1 – On n’a rien trouvé de 1745, et peu de lettres des années suivantes. (K.)

 

2 – A la bataille de Sorr. Voyez, notre Avertissement sur l’Essai sur les mœurs, dont le commencement fut aussi perdu. (G.A.)

 

3 – Voyez, notre Avertissement sur Sémiramis. (G.A.)

 

4 – C’était madame du Châtelet qui refusait toujours de communiquer ce poème ; Frédéric n’en avait que quelques chants. (G.A.)

 

5 – Ce sixième volume renfermait des lettres de Frédéric à Voltaire et de Voltaire à Frédéric. (G.A.)

 

6 – Longchamp. (G.A.)

 

7 – Février 1746. (G.A.)

 

 

 

 

 

223 – DU ROI

 

A Berlin, le 18 Décembre 1746.

 

 

Le marquis de Paulmi sera reçu comme le fils d’un ministre français que j’estime (1), et comme un nourrisson du Parnasse accrédité par Apollon même. Je suis bien fâché que le chemin du duc de Richelieu ne le conduise pas par Berlin ; il a la réputation de réunir mieux qu’homme de France les talents de l’esprit et de l’érudition aux charmes et à l’illusion de la politesse. C’est le modèle le plus avantageux à la nation française que son maître ait pu choisir pour cette ambassade, un homme de tout pays, citoyen de tous les lieux, et qui aura dans tous les siècles les mêmes suffrages que lui accordent Paris, la France, et l’Europe entière.

 

Je suis accoutumé à me passer de bien des agréments dans la vie. J’en supporterai plus facilement la privation de la bonne compagnie dont les gazettes nous avaient annoncé la venue.

 

Tant que vous ne mourrez que par métaphore, je vous laisserai faire.

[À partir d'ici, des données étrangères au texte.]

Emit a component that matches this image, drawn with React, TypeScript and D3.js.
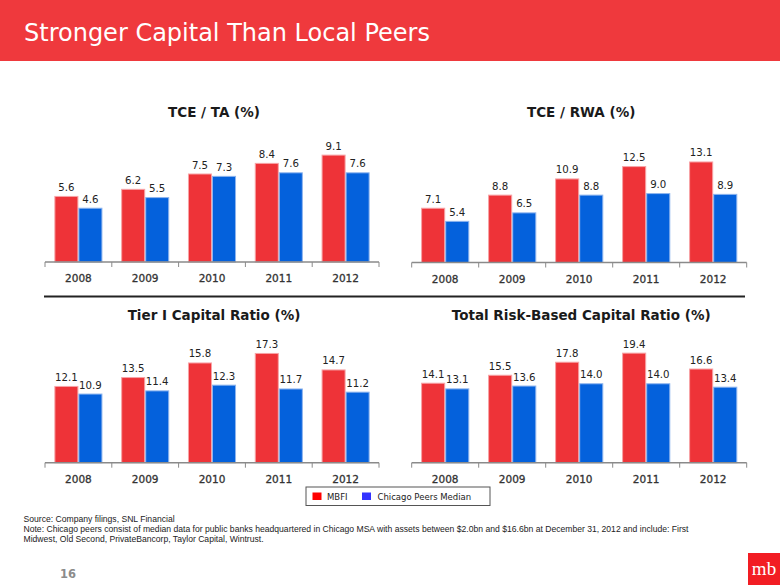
import React from "react";
import * as d3 from "d3";

const years = ["2008", "2009", "2010", "2011", "2012"];
const seriesNames = ["MBFI", "Chicago Peers Median"];

const tceTaMbfi = [5.6, 6.2, 7.5, 8.4, 9.1];
const tceTaPeers = [4.6, 5.5, 7.3, 7.6, 7.6];
const tceRwaMbfi = [7.1, 8.8, 10.9, 12.5, 13.1];
const tceRwaPeers = [5.4, 6.5, 8.8, 9.0, 8.9];
const tier1Mbfi = [12.1, 13.5, 15.8, 17.3, 14.7];
const tier1Peers = [10.9, 11.4, 12.3, 11.7, 11.2];
const totalRbMbfi = [14.1, 15.5, 17.8, 19.4, 16.6];
const totalRbPeers = [13.1, 13.6, 14.0, 14.0, 13.4];

const panelTitles = [
  "TCE / TA (%)",
  "TCE / RWA (%)",
  "Tier I Capital Ratio (%)",
  "Total Risk-Based Capital Ratio (%)",
];
const panelMax = [10, 15.3, 18.6, 20.8];

const RED = "#EE3338";
const BLUE = "#0461DC";
const FONT = "'DejaVu Sans', Verdana, sans-serif";

type Panel = {
  title: string;
  mbfi: number[];
  peers: number[];
  yMax: number;
  x0: number;
  x1: number;
  base: number;
  titleY: number;
};

const panels: Panel[] = [
  { title: panelTitles[0], mbfi: tceTaMbfi, peers: tceTaPeers, yMax: panelMax[0], x0: 45, x1: 379, base: 262, titleY: 116.5 },
  { title: panelTitles[1], mbfi: tceRwaMbfi, peers: tceRwaPeers, yMax: panelMax[1], x0: 411.7, x1: 746.7, base: 262.5, titleY: 116.5 },
  { title: panelTitles[2], mbfi: tier1Mbfi, peers: tier1Peers, yMax: panelMax[2], x0: 45, x1: 379, base: 462.7, titleY: 320 },
  { title: panelTitles[3], mbfi: totalRbMbfi, peers: totalRbPeers, yMax: panelMax[3], x0: 411.7, x1: 746.7, base: 462.7, titleY: 320 },
];

function ChartPanel({ p }: { p: Panel }) {
  const x = d3.scaleBand<string>().domain(years).range([p.x0, p.x1]).padding(0);
  const xs = d3
    .scaleBand<string>()
    .domain(seriesNames)
    .range([0, x.bandwidth()])
    .paddingInner(0)
    .paddingOuter(0.39);
  const y = d3.scaleLinear().domain([0, p.yMax]).range([p.base, p.base - 118]);
  const ticks = [...years.map((yr) => x(yr) as number), p.x1];
  const vals = [p.mbfi, p.peers];
  const cols = [RED, BLUE];
  const strokes = ["#F7A3A6", "#8DB4EE"];
  return (
    <g>
      <text
        x={(p.x0 + p.x1) / 2 + 2}
        y={p.titleY}
        textAnchor="middle"
        fontFamily={FONT}
        fontWeight="bold"
        fontSize={13.5}
        fill="#1a1a1a"
      >
        {p.title}
      </text>
      {years.map((yr, i) =>
        seriesNames.map((s, j) => {
          const v = vals[j][i];
          const bx = (x(yr) as number) + (xs(s) as number);
          const bw = xs.bandwidth();
          return (
            <g key={yr + s}>
              <rect
                x={bx + 0.5}
                y={y(v) + 0.5}
                width={bw - 1}
                height={p.base - y(v) - 0.5}
                fill={cols[j]}
                stroke={strokes[j]}
                strokeWidth={1}
              />
              <text
                x={bx + bw / 2}
                y={y(v) - 5}
                textAnchor="middle"
                fontFamily={FONT}
                fontSize={10.2}
                fill="#222"
              >
                {v.toFixed(1)}
              </text>
            </g>
          );
        })
      )}
      <line x1={p.x0} x2={p.x1} y1={p.base} y2={p.base} stroke="#8a8a8a" strokeWidth={1.5} />
      {ticks.map((t, i) => (
        <line key={i} x1={t} x2={t} y1={p.base} y2={p.base + 5} stroke="#8a8a8a" strokeWidth={1} />
      ))}
      {years.map((yr) => (
        <text
          key={yr}
          x={(x(yr) as number) + x.bandwidth() / 2}
          y={p.base + 20}
          textAnchor="middle"
          fontFamily={FONT}
          fontSize={10.5}
          fill="#333"
          stroke="#333"
          strokeWidth={0.3}
        >
          {yr}
        </text>
      ))}
    </g>
  );
}

export default function App() {
  return (
    <svg
      width={780}
      height={585}
      viewBox="0 0 780 585"
      style={{ position: "absolute", left: 0, top: 0, background: "#fff" }}
    >
      <rect x={0} y={0} width={780} height={585} fill="#fff" />
      <rect x={0} y={0} width={780} height={61} fill="#EF393D" />
      <text x={24} y={40.5} fontFamily={FONT} fontSize={24} fill="#fff">
        Stronger Capital Than Local Peers
      </text>

      {panels.map((p, i) => (
        <ChartPanel key={i} p={p} />
      ))}

      <line x1={44} x2={745} y1={296.5} y2={296.5} stroke="#222" strokeWidth={2} />

      <g>
        <rect x={306} y={487} width={184} height={18.5} fill="#fff" stroke="#555" strokeWidth={1} />
        <rect x={312.5} y={492.5} width={9} height={7.5} fill="#FF0000" />
        <text x={327} y={499.5} fontFamily={FONT} fontSize={8.5} fill="#222">
          {seriesNames[0]}
        </text>
        <rect x={362} y={492.5} width={9} height={7.5} fill="#3333FF" />
        <text x={377.5} y={499.5} fontFamily={FONT} fontSize={8.5} fill="#222">
          {seriesNames[1]}
        </text>
      </g>

      <g fontFamily="'Liberation Sans', Arial, sans-serif" fontSize={8.6} fill="#222">
        <text x={23.5} y={521.5}>Source: Company filings, SNL Financial</text>
        <text x={23.5} y={531.5}>
          Note: Chicago peers consist of median data for public banks headquartered in Chicago MSA with assets between $2.0bn and $16.6bn at December 31, 2012 and include: First
        </text>
        <text x={23.5} y={541.5}>Midwest, Old Second, PrivateBancorp, Taylor Capital, Wintrust.</text>
      </g>

      <text x={60} y={577.5} fontFamily={FONT} fontWeight="bold" fontSize={11.5} fill="#8c8c8c">
        16
      </text>

      <rect x={748} y={553} width={32} height={32} fill="#F21D23" />
      <text
        x={764}
        y={575}
        textAnchor="middle"
        fontFamily="'Liberation Serif', 'DejaVu Serif', serif"
        fontSize={19}
        fill="#fff"
      >
        mb
      </text>
    </svg>
  );
}
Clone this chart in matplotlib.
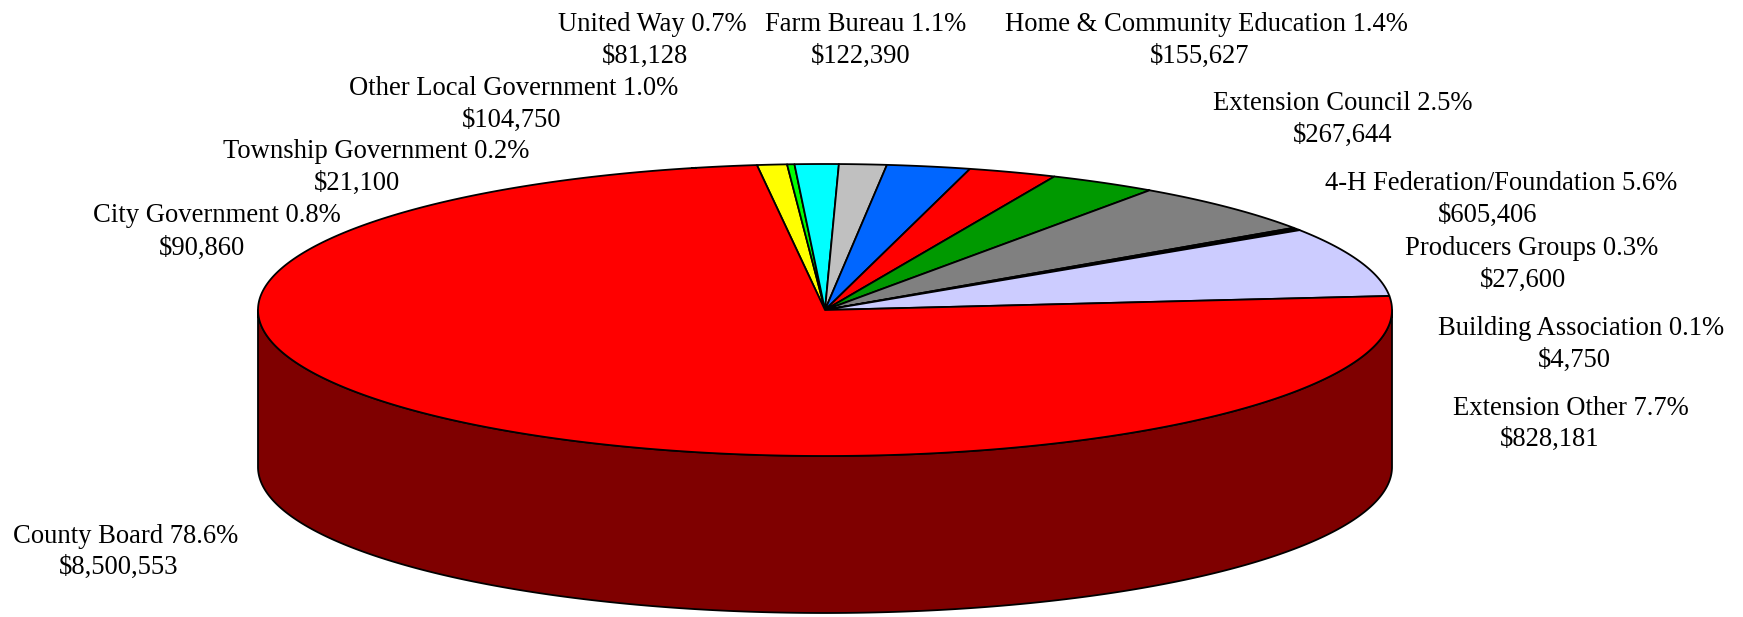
import numpy as np
import matplotlib.pyplot as plt
from matplotlib.patches import Polygon

plt.rcParams['font.family'] = ['Liberation Serif', 'DejaVu Serif']

# slices in clockwise order, the first one ends where the second starts
names = ['County Board', 'City Government', 'Township Government', 'Other Local Government',
         'United Way', 'Farm Bureau', 'Home & Community Education', 'Extension Council',
         '4-H Federation/Foundation', 'Producers Groups', 'Building Association', 'Extension Other']
dollars = [8500553, 90860, 21100, 104750, 81128, 122390, 155627, 267644, 605406, 27600, 4750, 828181]
percents = [78.6, 0.8, 0.2, 1.0, 0.7, 1.1, 1.4, 2.5, 5.6, 0.3, 0.1, 7.7]
colors = ['#ff0000', '#ffff00', '#00ff00', '#00ffff', '#c0c0c0', '#0066ff',
          '#ff0000', '#009900', '#808080', '#000000', '#0066cc', '#ccccff']

# label positions, in the same order as names (centre x, baseline y)
name_x = [126, 217, 376, 514, 652, 866, 1206, 1343, 1501, 1532, 1581, 1571]
name_y = [543, 222, 158, 95, 31, 31, 31, 110, 190, 255, 335, 415]
value_x = [119, 202, 357, 512, 645, 861, 1200, 1343, 1488, 1523, 1574, 1550]
value_y = [574, 255, 190, 127, 63, 63, 63, 142, 222, 287, 367, 446]

cx, cy = 825, 310
rx, ry = 567, 146
depth = 157
start_deg = -6.9     # clockwise from 12 o'clock, where City Government begins
skew_deg = 14.5      # how far the tilted view pulls slices round the rim
skew_knee = 0.0139   # sin^2(half angle) where that pull reaches half strength


def rim(share_deg):
    # share_deg is measured from start_deg along the true circle
    x = np.sin(np.radians(share_deg) / 2) ** 2
    skew = skew_deg * x ** 2 / (x ** 2 + skew_knee ** 2)
    t = np.radians(start_deg + share_deg + skew)
    return cx + rx * np.sin(t), cy - ry * np.cos(t)


fig = plt.figure(figsize=(17.43, 6.17), dpi=100)
ax = fig.add_axes([0, 0, 1, 1])
ax.set_xlim(0, 1743)
ax.set_ylim(617, 0)
ax.axis('off')

# side wall of the front half
t = np.radians(np.linspace(90, 270, 300))
wx = cx + rx * np.sin(t)
wy = cy - ry * np.cos(t)
wall = np.column_stack([np.r_[wx, wx[::-1]], np.r_[wy + depth, wy[::-1]]])
ax.add_patch(Polygon(wall, closed=True, fc='#7f0000', ec='black', lw=1.3, joinstyle='round'))

# top face, County Board takes whatever is left after the small slices
sizes = np.array(dollars) / sum(dollars) * 360
order = list(range(1, len(names))) + [0]
a0 = 0.0
for i in order:
    a1 = a0 + sizes[i]
    px, py = rim(np.linspace(a0, a1, max(int(sizes[i] * 3), 6)))
    pts = np.column_stack([np.r_[cx, px], np.r_[cy, py]])
    ax.add_patch(Polygon(pts, closed=True, fc=colors[i], ec='black', lw=1.3, joinstyle='round'))
    a0 = a1

for i in range(len(names)):
    ax.text(name_x[i], name_y[i], f'{names[i]} {percents[i]:.1f}%', ha='center', va='baseline',
            fontsize=19.2, color='black', parse_math=False)
    ax.text(value_x[i], value_y[i], f'${dollars[i]:,}', ha='center', va='baseline',
            fontsize=19.2, color='black', parse_math=False)

fig.savefig('out.png', dpi=100)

Confessez-vous, faites-vous graisser la physionomie des saintes huiles, recevez à la fois les sept sacrements, si vous le voulez ; peu m’importe ; cependant dans votre soi-disant agonie, je me garderai bien d’avoir autant de sécurité que les Hollandais en ont eu envers le maréchal de Saxe (2). Certes, vous autres Français vous êtes étonnants. Vos héros gagnent des batailles ayant la mort sur les lèvres, et vos poètes font des ouvrages immortels à l’agonie. Que ne ferez-vous pas, si jamais la nature se plaît par un caprice à vous rendre sains et robustes !

 

Les anecdotes sur la vie privée de Louis XIV m’ont fait bien du plaisir, quoique à la vérité je n’y aie pas trouvé des choses nouvelles. Je voudrais que vous n’écrivissiez point la campagne de 44 (3), et que vous missiez la dernière main au Siècle de Louis-Le-Grand. Les auteurs contemporains sont accusés par tous les siècles d’être tombés dans les aigreurs de la satire ou dans la fatuité de la flatterie. S’il y a moyen de vous faire faire un mauvais ouvrage, c’est en vous obligeant à travailler à celui que vous avez entrepris. C’est aux hommes de faire de grandes choses, et à la postérité impartiale à prononcer sur eux et sur leurs actions.

 

Croyez-moi, achevez la Pucelle. Il vaut mieux dérider le front des honnêtes gens que de faire des gazettes pour des polissons. Un Hercule enchaîné et retenu par trop d’entraves doit perdre sa force et devenir plus flasque que le lâche Pâris.

 

Il semble que le dauphin ne se marie que pour exercer votre génie. Sémiramis fait autant de bruit en Allemagne que la nouvelle dauphine (4) en fait en France. Mettez-moi donc en état de juger ou de l’une ou de l’autre, et de joindre mes suffrages à ceux de Versailles.

 

Maupertuis se remet de sa maladie. Toute la ville s’intéresse à son sort ; c’est notre Palladium, et la plus belle conquête que j’aie faite de ma vie. Pour vous, qui n’êtes qu’un inconstant, un ingrat, un perfide, un … que ne vous dirais-je pas, si je ne faisais grâce à vous et à tous les Français en faveur de Louis XV (5) !

 

Adieu ; les vêpres de la comédie sonnent. Barbarin (6), Cochois (7), Hauteville, m’appellent ; je vais les admirer. J’aime la perfection dans tous les métiers, dans tous les Arts ; c’est pourquoi je ne saurais refuser mon estime à l’auteur de la Henriade. FÉDÉRIC.

 

 

 

 

1 – Paulmi était fils du marquis d’Argenson. Il venait d’être nommé pour accompagner Richelieu, qui se rendait à Dresde comme ambassadeur. (G.A.)

 

2 – Voyez le chapitre XV du Précis du Siècle de Louis XV. (G.A.)

 

3 – Voyez notre Avertissement sur le Précis du Siècle de Louis XV. (G.A.)

 

4 – C’était la fille du roi de Saxe que Richelieu allait chercher. (G.A.)

 

5 – M. Beuchot croit qu’il faut lire Louis XIV. (G.A.)

 

6 – Ou plutôt Barberini, danseuse, qui fut maîtresse de Frédéric II. (G.A.)